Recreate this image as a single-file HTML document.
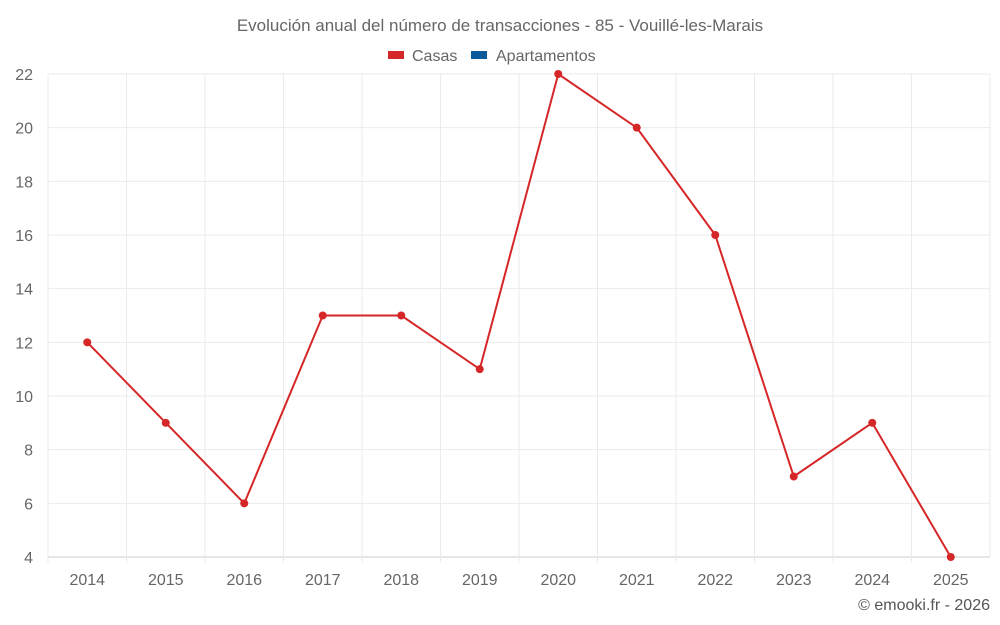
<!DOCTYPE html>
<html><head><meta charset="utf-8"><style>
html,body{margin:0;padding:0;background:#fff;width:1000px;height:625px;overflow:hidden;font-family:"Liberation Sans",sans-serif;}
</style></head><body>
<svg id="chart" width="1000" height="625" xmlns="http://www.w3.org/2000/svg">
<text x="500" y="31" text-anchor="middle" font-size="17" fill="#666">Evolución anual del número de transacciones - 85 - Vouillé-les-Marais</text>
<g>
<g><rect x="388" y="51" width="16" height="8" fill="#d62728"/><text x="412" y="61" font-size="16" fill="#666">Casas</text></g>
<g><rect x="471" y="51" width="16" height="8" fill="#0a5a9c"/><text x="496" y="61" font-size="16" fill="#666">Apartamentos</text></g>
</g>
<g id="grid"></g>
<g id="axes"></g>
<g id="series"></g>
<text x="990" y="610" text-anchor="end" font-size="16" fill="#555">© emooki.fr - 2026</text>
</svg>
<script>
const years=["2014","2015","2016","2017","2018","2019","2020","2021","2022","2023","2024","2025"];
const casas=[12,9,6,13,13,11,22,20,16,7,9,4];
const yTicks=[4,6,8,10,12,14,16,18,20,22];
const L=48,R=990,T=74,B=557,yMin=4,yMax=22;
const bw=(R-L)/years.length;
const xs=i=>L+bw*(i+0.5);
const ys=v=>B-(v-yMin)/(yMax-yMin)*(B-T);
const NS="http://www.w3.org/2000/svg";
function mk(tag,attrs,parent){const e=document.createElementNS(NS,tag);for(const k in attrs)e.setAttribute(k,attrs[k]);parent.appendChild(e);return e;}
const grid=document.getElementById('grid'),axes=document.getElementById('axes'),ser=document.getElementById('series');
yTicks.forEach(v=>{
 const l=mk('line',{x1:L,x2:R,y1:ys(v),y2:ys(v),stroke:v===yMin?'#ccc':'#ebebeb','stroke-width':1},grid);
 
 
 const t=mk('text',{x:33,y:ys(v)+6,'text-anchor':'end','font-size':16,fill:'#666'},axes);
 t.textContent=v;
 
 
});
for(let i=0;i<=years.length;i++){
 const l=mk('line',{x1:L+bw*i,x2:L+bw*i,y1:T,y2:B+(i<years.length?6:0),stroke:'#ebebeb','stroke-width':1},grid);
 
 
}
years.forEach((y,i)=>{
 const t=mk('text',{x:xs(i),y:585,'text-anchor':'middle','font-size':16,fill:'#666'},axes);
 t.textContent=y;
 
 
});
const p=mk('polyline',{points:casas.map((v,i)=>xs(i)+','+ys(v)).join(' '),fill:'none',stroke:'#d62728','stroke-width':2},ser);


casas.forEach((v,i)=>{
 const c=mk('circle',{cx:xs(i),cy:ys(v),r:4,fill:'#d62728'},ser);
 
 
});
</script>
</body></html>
#####
Restate the whole of the material word for word without the pictures.

Recreate this image as a single-file HTML document.
<!DOCTYPE html>
<html><head><meta charset="utf-8"><style>
html,body{margin:0;padding:0;background:#fff;width:1000px;height:625px;overflow:hidden;font-family:"Liberation Sans",sans-serif;}
</style></head><body>
<svg id="chart" width="1000" height="625" xmlns="http://www.w3.org/2000/svg">
<text x="500" y="31" text-anchor="middle" font-size="17" fill="#666">Evolución anual del número de transacciones - 85 - Vouillé-les-Marais</text>
<g>
<g><rect x="388" y="51" width="16" height="8" fill="#d62728"/><text x="412" y="61" font-size="16" fill="#666">Casas</text></g>
<g><rect x="471" y="51" width="16" height="8" fill="#0a5a9c"/><text x="496" y="61" font-size="16" fill="#666">Apartamentos</text></g>
</g>
<g id="grid"></g>
<g id="axes"></g>
<g id="series"></g>
<text x="990" y="610" text-anchor="end" font-size="16" fill="#555">© emooki.fr - 2026</text>
</svg>
<script>
const years=["2014","2015","2016","2017","2018","2019","2020","2021","2022","2023","2024","2025"];
const casas=[12,9,6,13,13,11,22,20,16,7,9,4];
const yTicks=[4,6,8,10,12,14,16,18,20,22];
const L=48,R=990,T=74,B=557,yMin=4,yMax=22;
const bw=(R-L)/years.length;
const xs=i=>L+bw*(i+0.5);
const ys=v=>B-(v-yMin)/(yMax-yMin)*(B-T);
const NS="http://www.w3.org/2000/svg";
function mk(tag,attrs,parent){const e=document.createElementNS(NS,tag);for(const k in attrs)e.setAttribute(k,attrs[k]);parent.appendChild(e);return e;}
const grid=document.getElementById('grid'),axes=document.getElementById('axes'),ser=document.getElementById('series');
yTicks.forEach(v=>{
 const l=mk('line',{x1:L,x2:R,y1:ys(v),y2:ys(v),stroke:v===yMin?'#ccc':'#ebebeb','stroke-width':1},grid);
 
 
 const t=mk('text',{x:33,y:ys(v)+6,'text-anchor':'end','font-size':16,fill:'#666'},axes);
 t.textContent=v;
 
 
});
for(let i=0;i<=years.length;i++){
 const l=mk('line',{x1:L+bw*i,x2:L+bw*i,y1:T,y2:B+(i<years.length?6:0),stroke:'#ebebeb','stroke-width':1},grid);
 
 
}
years.forEach((y,i)=>{
 const t=mk('text',{x:xs(i),y:585,'text-anchor':'middle','font-size':16,fill:'#666'},axes);
 t.textContent=y;
 
 
});
const p=mk('polyline',{points:casas.map((v,i)=>xs(i)+','+ys(v)).join(' '),fill:'none',stroke:'#d62728','stroke-width':2},ser);


casas.forEach((v,i)=>{
 const c=mk('circle',{cx:xs(i),cy:ys(v),r:4,fill:'#d62728'},ser);
 
 
});
</script>
</body></html>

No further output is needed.